Supreme Court seems skeptical on $14 million judgment for exonerated inmate vs. New Orleans DA

By AP
Wednesday, October 6, 2010

Court seems skeptical on $14 million judgment

WASHINGTON — The Supreme Court on Wednesday seemed skeptical of a $14 million judgment given to a former death row inmate who accused New Orleans prosecutors of withholding evidence to help convict him of murder.

John Thompson, who at one point was only weeks away from being executed, successfully sued the district attorney’s office in New Orleans, arguing that former District Attorney Harry Connick showed deliberate indifference by not providing adequate training for assistant district attorneys.

Prosecutors normally have immunity for their actions while working, but Thompson convinced a jury that the district attorney’s office had not trained its lawyers sufficiently on how to handle evidence. The 5th U.S. Circuit Court of Appeals was split evenly on appeal, which upheld the lower court verdict.

“They all knew what not to produce. What they didn’t know was what to produce,” Thompson’s lawyer J. Gordon Cooney said.

But justices repeatedly questioned how much training would be enough to satisfy any new legal standard on Brady rights for prosecutors. Brady rights are named after the Supreme Court’s Brady v. Maryland case, which says prosecutors violate a defendant’s constitutional rights by not turning over evidence that could prove a person’s innocence.

“I mean, is an hour a year enough? Is an hour a month enough?” Justice Elena Kagan said.

And if the court rules that prosecutors have to train on Brady, what about other issues like using improper statements in closing arguments, Chief Justice John Roberts said. “You know that that can happen, just as you know there can be Brady violations. So they need training in exactly what they can say and can’t say in closing arguments,” Roberts said.

Added Justice Anthony Kennedy: “And Miranda, and proper supervision of affidavits in support of search warrants, and proper instructions that tell the police not to exceed the scope of the warrant. So our course is expanding.”

The concern is “that you don’t want to have to give the prosecutors a clinical law school course before you let them do their job,” Justice Ruth Bader Ginsburg said.

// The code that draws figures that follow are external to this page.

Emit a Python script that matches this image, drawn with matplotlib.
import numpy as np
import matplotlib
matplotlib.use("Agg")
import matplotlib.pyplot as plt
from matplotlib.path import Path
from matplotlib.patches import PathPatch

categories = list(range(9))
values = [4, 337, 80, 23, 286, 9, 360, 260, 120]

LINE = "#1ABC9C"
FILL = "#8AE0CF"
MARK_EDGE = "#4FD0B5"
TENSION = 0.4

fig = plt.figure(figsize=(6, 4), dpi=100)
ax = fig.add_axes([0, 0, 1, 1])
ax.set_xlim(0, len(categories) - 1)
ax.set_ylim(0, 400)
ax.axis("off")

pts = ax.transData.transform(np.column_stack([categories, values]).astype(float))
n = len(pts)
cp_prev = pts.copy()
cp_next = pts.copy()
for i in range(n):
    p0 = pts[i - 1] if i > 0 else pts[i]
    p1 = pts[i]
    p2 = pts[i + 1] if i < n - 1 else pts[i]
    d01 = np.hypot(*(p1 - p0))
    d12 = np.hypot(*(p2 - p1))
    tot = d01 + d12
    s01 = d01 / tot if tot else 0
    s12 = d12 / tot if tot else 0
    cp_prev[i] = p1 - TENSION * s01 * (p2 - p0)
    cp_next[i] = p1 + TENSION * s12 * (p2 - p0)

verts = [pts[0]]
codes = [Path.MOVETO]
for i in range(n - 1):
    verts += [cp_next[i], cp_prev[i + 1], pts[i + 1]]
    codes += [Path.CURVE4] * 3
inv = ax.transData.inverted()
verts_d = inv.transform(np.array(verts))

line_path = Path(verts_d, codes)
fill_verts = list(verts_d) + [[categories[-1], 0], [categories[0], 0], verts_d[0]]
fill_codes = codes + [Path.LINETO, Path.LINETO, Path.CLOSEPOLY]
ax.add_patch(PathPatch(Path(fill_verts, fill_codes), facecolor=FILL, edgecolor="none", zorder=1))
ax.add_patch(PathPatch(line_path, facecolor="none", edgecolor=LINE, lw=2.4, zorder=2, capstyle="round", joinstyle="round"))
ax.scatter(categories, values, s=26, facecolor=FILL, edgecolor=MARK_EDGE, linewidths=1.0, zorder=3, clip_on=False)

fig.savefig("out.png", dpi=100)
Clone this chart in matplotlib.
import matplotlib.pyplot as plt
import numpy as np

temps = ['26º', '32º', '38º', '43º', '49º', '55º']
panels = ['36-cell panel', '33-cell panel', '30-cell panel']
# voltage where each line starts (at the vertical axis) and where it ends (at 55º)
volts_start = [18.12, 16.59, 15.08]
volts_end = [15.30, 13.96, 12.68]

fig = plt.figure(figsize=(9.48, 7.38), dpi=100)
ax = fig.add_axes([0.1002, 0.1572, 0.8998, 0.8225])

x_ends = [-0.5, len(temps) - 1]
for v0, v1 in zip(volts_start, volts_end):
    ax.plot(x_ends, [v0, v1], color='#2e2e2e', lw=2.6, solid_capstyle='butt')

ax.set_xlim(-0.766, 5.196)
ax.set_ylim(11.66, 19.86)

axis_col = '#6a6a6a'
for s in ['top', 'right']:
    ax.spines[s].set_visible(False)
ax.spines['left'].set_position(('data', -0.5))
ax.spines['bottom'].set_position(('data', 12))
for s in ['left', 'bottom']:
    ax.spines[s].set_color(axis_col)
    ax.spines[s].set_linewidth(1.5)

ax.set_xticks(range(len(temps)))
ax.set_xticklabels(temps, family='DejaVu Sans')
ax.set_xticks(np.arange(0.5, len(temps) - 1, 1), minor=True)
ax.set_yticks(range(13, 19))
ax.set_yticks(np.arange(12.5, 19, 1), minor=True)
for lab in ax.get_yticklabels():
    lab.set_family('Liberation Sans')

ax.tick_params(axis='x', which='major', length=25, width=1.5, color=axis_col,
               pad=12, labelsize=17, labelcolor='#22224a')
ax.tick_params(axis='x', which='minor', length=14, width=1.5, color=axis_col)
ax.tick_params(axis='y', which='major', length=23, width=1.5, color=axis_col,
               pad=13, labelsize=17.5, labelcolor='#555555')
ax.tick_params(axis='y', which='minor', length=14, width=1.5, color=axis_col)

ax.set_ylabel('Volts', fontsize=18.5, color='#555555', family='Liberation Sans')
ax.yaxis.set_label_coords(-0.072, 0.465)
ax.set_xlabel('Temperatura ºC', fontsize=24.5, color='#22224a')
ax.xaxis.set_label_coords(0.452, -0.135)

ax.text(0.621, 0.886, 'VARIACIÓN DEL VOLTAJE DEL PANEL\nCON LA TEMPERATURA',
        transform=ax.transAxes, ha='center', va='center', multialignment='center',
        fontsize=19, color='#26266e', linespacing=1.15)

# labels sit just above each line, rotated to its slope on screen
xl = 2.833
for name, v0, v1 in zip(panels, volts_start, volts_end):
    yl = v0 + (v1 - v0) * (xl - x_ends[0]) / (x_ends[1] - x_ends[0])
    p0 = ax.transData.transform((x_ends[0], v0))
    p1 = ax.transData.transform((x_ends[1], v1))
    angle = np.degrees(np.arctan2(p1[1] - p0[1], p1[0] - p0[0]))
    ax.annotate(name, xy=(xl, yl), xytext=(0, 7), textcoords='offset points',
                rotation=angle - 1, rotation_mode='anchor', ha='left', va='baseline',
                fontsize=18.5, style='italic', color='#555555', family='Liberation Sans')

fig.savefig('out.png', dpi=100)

Most of the issues brought up are either issues for police officers, or issues about what is said in a public courtroom, Cooney said. But prosecutors can hide evidence for decades without anyone knowing about it, leading to long incarcerations or possible executions of innocent people, he said.

“It is clear that four prosecutors knew about the existence of blood evidence for months, and it was never produced to the defense. And that blood evidence would have conclusively established John Thompson’s innocence,” Cooney said.

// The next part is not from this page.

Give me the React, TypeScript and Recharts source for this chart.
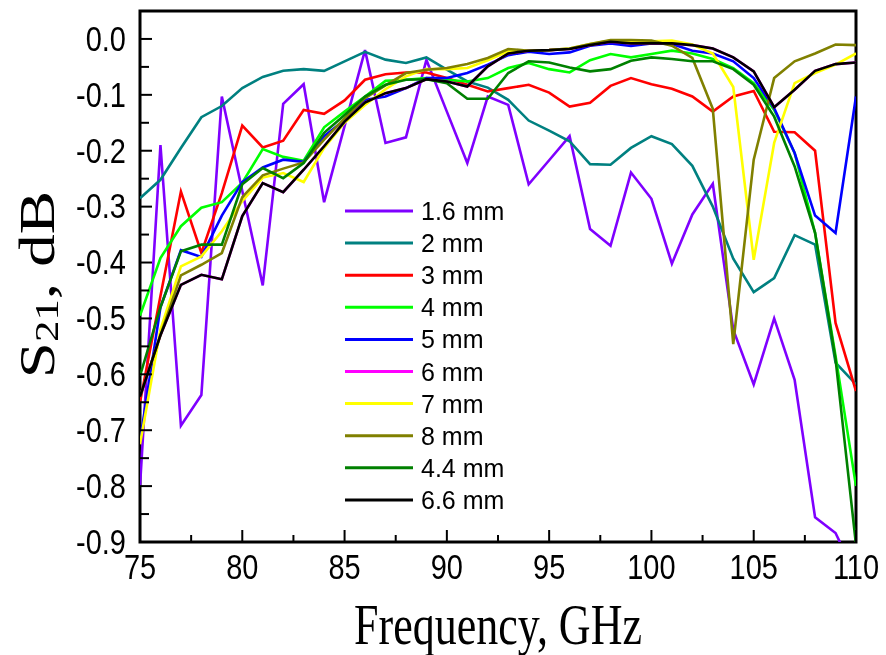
import React from 'react';
import { LineChart, Line, XAxis, YAxis, ReferenceArea, Legend } from 'recharts';

const freq = [75, 76, 77, 78, 79, 80, 81, 82, 83, 84, 85, 86, 87, 88, 89, 90, 91, 92, 93, 94, 95, 96, 97, 98, 99, 100, 101, 102, 103, 104, 105, 106, 107, 108, 109, 110];

const s1_6mm = [-0.80, -0.19, -0.692, -0.637, -0.103, -0.272, -0.441, -0.116, -0.081, -0.292, -0.156, -0.02, -0.186, -0.176, -0.0375, -0.13, -0.222, -0.103, -0.118, -0.26, -0.217, -0.174, -0.34, -0.37, -0.239, -0.286, -0.402, -0.314, -0.259, -0.52, -0.618, -0.50, -0.61, -0.856, -0.884, -0.96];
const s2mm = [-0.285, -0.252, -0.195, -0.14, -0.12, -0.088, -0.068, -0.057, -0.054, -0.057, -0.040, -0.023, -0.037, -0.043, -0.033, -0.055, -0.076, -0.087, -0.109, -0.146, -0.164, -0.183, -0.224, -0.225, -0.195, -0.174, -0.188, -0.227, -0.30, -0.393, -0.453, -0.428, -0.351, -0.368, -0.579, -0.618];
const s3mm = [-0.65, -0.46, -0.273, -0.383, -0.276, -0.155, -0.194, -0.182, -0.127, -0.134, -0.110, -0.073, -0.063, -0.060, -0.060, -0.070, -0.082, -0.094, -0.088, -0.082, -0.096, -0.121, -0.114, -0.084, -0.070, -0.081, -0.089, -0.103, -0.13, -0.103, -0.093, -0.166, -0.167, -0.20, -0.508, -0.63];
const s4mm = [-0.495, -0.392, -0.335, -0.302, -0.292, -0.257, -0.197, -0.211, -0.218, -0.158, -0.130, -0.103, -0.075, -0.073, -0.070, -0.073, -0.076, -0.070, -0.052, -0.043, -0.054, -0.060, -0.038, -0.027, -0.033, -0.027, -0.021, -0.026, -0.036, -0.052, -0.079, -0.127, -0.204, -0.347, -0.567, -0.80];
const s5mm = [-0.72, -0.48, -0.378, -0.39, -0.316, -0.256, -0.23, -0.216, -0.22, -0.174, -0.145, -0.109, -0.103, -0.088, -0.070, -0.070, -0.061, -0.046, -0.029, -0.023, -0.027, -0.024, -0.012, -0.008, -0.0125, -0.008, -0.009, -0.021, -0.026, -0.040, -0.070, -0.124, -0.204, -0.316, -0.347, -0.103];
const s6mm = [-0.64, -0.53, -0.44, -0.422, -0.43, -0.317, -0.258, -0.274, -0.234, -0.192, -0.148, -0.114, -0.097, -0.088, -0.072, -0.076, -0.085, -0.049, -0.026, -0.021, -0.020, -0.018, -0.011, -0.005, -0.008, -0.008, -0.008, -0.011, -0.017, -0.033, -0.058, -0.122, -0.091, -0.057, -0.045, -0.042];
const s7mm = [-0.725, -0.52, -0.407, -0.389, -0.344, -0.29, -0.248, -0.24, -0.256, -0.195, -0.15, -0.118, -0.09, -0.067, -0.054, -0.054, -0.052, -0.038, -0.022, -0.021, -0.02, -0.017, -0.009, -0.003, -0.004, -0.004, -0.003, -0.01, -0.026, -0.086, -0.395, -0.186, -0.079, -0.061, -0.046, -0.026];
const s8mm = [-0.64, -0.53, -0.423, -0.404, -0.383, -0.283, -0.244, -0.232, -0.221, -0.18, -0.142, -0.106, -0.083, -0.061, -0.055, -0.052, -0.045, -0.034, -0.018, -0.021, -0.02, -0.017, -0.009, -0.002, -0.002, -0.003, -0.012, -0.034, -0.125, -0.546, -0.216, -0.070, -0.040, -0.026, -0.010, -0.011];
const s4_4mm = [-0.603, -0.48, -0.38, -0.368, -0.368, -0.26, -0.231, -0.249, -0.222, -0.168, -0.136, -0.103, -0.082, -0.073, -0.072, -0.079, -0.107, -0.107, -0.061, -0.040, -0.042, -0.051, -0.058, -0.054, -0.039, -0.033, -0.036, -0.040, -0.040, -0.054, -0.082, -0.139, -0.228, -0.347, -0.573, -0.905];
const s6_6mm = [-0.64, -0.53, -0.44, -0.422, -0.43, -0.317, -0.258, -0.274, -0.234, -0.192, -0.148, -0.114, -0.097, -0.088, -0.072, -0.076, -0.085, -0.049, -0.026, -0.021, -0.020, -0.018, -0.011, -0.005, -0.008, -0.008, -0.008, -0.011, -0.017, -0.033, -0.058, -0.122, -0.091, -0.057, -0.045, -0.042];

const seriesNames = ['1.6 mm', '2 mm', '3 mm', '4 mm', '5 mm', '6 mm', '7 mm', '8 mm', '4.4 mm', '6.6 mm'];
const seriesColors = ['#7F00FF', '#008080', '#FF0000', '#00FF00', '#0000FF', '#FF00FF', '#FFFF00', '#808000', '#008000', '#000000'];
const seriesValues = [s1_6mm, s2mm, s3mm, s4mm, s5mm, s6mm, s7mm, s8mm, s4_4mm, s6_6mm];

const xTicks = [75, 77.5, 80, 82.5, 85, 87.5, 90, 92.5, 95, 97.5, 100, 102.5, 105, 107.5, 110];
const yTicks = [-0.9, -0.85, -0.8, -0.75, -0.7, -0.65, -0.6, -0.55, -0.5, -0.45, -0.4, -0.35, -0.3, -0.25, -0.2, -0.15, -0.1, -0.05, 0.0];

const xTitle = 'Frequency, GHz';

const data = freq.map((f, i) => {
  const row: Record<string, number> = { f };
  seriesValues.forEach((vals, k) => {
    row['s' + k] = vals[i];
  });
  return row;
});

const SANS = 'Arial, "Liberation Sans", sans-serif';
const SERIF = '"Times New Roman", "Liberation Serif", serif';

const XTick = (props: any) => {
  const { x, y, payload } = props;
  const v = payload.value as number;
  const major = Math.abs(v - Math.round(v / 5) * 5) < 1e-6;
  return (
    <g>
      <line x1={x} x2={x} y1={y} y2={y - (major ? 12 : 7)} stroke="#000" strokeWidth={2} />
      {major && (
        <text
          transform={`translate(${x},${y + 25}) scale(1,1.18)`}
          x={0}
          y={0}
          textAnchor="middle"
          dominantBaseline="central"
          fontFamily={SANS}
          fontSize={29}
          fill="#000"
        >
          {String(v)}
        </text>
      )}
    </g>
  );
};

const YTick = (props: any) => {
  const { x, y, payload } = props;
  const v = payload.value as number;
  const major = Math.abs(Math.round(v * 100) % 10) === 0;
  return (
    <g>
      <line x1={x} x2={x + (major ? 12 : 9)} y1={y} y2={y} stroke="#000" strokeWidth={2} />
      {major && (
        <text
          transform={`translate(${x - 14},${y}) scale(1,1.18)`}
          x={0}
          y={0}
          textAnchor="end"
          dominantBaseline="central"
          fontFamily={SANS}
          fontSize={29}
          fill="#000"
        >
          {v.toFixed(1)}
        </text>
      )}
    </g>
  );
};

const YTitle = (props: any) => {
  const vb = props.viewBox || { x: 0, y: 3, width: 132, height: 531 };
  const cx = 29;
  const cy = vb.y + vb.height / 2 + 8;
  return (
    <text
      transform={`translate(${cx},${cy}) scale(1,1.3) rotate(-90)`}
      textAnchor="middle"
      dominantBaseline="central"
      fontFamily={SERIF}
      fontSize={50}
      fill="#000"
    >
      S<tspan dy={10} fontSize={33}>21</tspan><tspan dy={-10}>, dB</tspan>
    </text>
  );
};

const XTitle = (props: any) => {
  const vb = props.viewBox || { x: 132, y: 534, width: 716, height: 113 };
  const cx = vb.x + vb.width / 2;
  const cy = vb.y + 83;
  return (
    <text
      transform={`translate(${cx},${cy}) scale(1,1.3)`}
      x={0}
      y={0}
      textAnchor="middle"
      dominantBaseline="central"
      fontFamily={SERIF}
      fontSize={44}
      fill="#000"
    >
      {xTitle}
    </text>
  );
};

const renderLegend = () => (
  <svg width={200} height={330} style={{ display: 'block', overflow: 'visible' }}>
    {seriesNames.map((n, i) => {
      const cy = 16 + i * 32.1;
      return (
        <g key={n}>
          <line x1={0} x2={68} y1={cy} y2={cy} stroke={seriesColors[i]} strokeWidth={3} />
          <text x={76} y={cy} dominantBaseline="central" fontFamily={SANS} fontSize={25} fill="#000">
            {n}
          </text>
        </g>
      );
    })}
  </svg>
);

export default function App() {
  return (
    <div style={{ position: 'fixed', left: 8, top: 8, width: 878, height: 647 }}>
      <LineChart width={878} height={647} data={data} margin={{ top: 3, right: 30, bottom: 0, left: 0 }}>
        <XAxis
          dataKey="f"
          type="number"
          domain={[75, 110]}
          ticks={xTicks}
          interval={0}
          tickSize={0}
          tickMargin={0}
          tick={<XTick />}
          tickLine={false}
          axisLine={false}
          height={113}
          label={{ content: <XTitle /> }}
          allowDataOverflow
        />
        <YAxis
          type="number"
          domain={[-0.9, 0.05]}
          ticks={yTicks}
          interval={0}
          tickSize={0}
          tickMargin={0}
          tick={<YTick />}
          tickLine={false}
          axisLine={false}
          width={132}
          label={{ content: <YTitle /> }}
          allowDataOverflow
        />
        {seriesNames.map((n, k) => (
          <Line
            key={n}
            dataKey={'s' + k}
            name={n}
            stroke={seriesColors[k]}
            strokeWidth={2.6}
            dot={false}
            activeDot={false}
            isAnimationActive={false}
            type="linear"
          />
        ))}
        <ReferenceArea x1={75} x2={110} y1={-0.9} y2={0.05} fill="none" stroke="#000" strokeWidth={3} ifOverflow="visible" />
        <Legend
          layout="vertical"
          align="center"
          verticalAlign="middle"
          content={renderLegend}
          wrapperStyle={{ position: 'absolute', left: 337, top: 187, width: 200, height: 330 }}
        />
      </LineChart>
    </div>
  );
}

Thompson was convicted of attempted armed robbery in 1985, shortly before he was to stand trial in the unrelated case of the killing of Raymond Liuzza Jr. He did not testify during the murder trial. Prosecutors used Thompson’s conviction in the robbery case to help secure the death penalty in the murder case.

In 1999, an investigator working on Thompson’s case discovered a crime lab report that prosecutors had not turned over, indicating Thompson’s blood type did not match the perpetrator in the attempted robbery.

A state appeals court set aside Thompson’s murder conviction in 2002 after deciding he’d been unconstitutionally deprived of his right to testify during the murder trial. That cleared the way for the new trial in which Thompson was acquitted.

The district attorney’s office does not contest that its prosecutors withheld a crime lab report favorable to Thompson.

But “it is impossible to determine beforehand exactly why a Brady violation will occur, and what specific training measures would prevent it from occurring,” said Stuart K. Duncan, arguing for the district attorney’s office.

A former prosecutor, Gerry Deegan, confessed to another lawyer in Connick’s office, Michael Riehlmann, that he had intentionally withheld the evidence. Deegan made the admission after learning he was going to die of cancer.

“Even assuming training, if Deegan was going to destroy the evidence, or remove it anyway, as he admitted later to Riehlmann, then the training or lack of training is just irrelevant,” Kennedy said.

The case number in Connick v. Thompson, 09-571.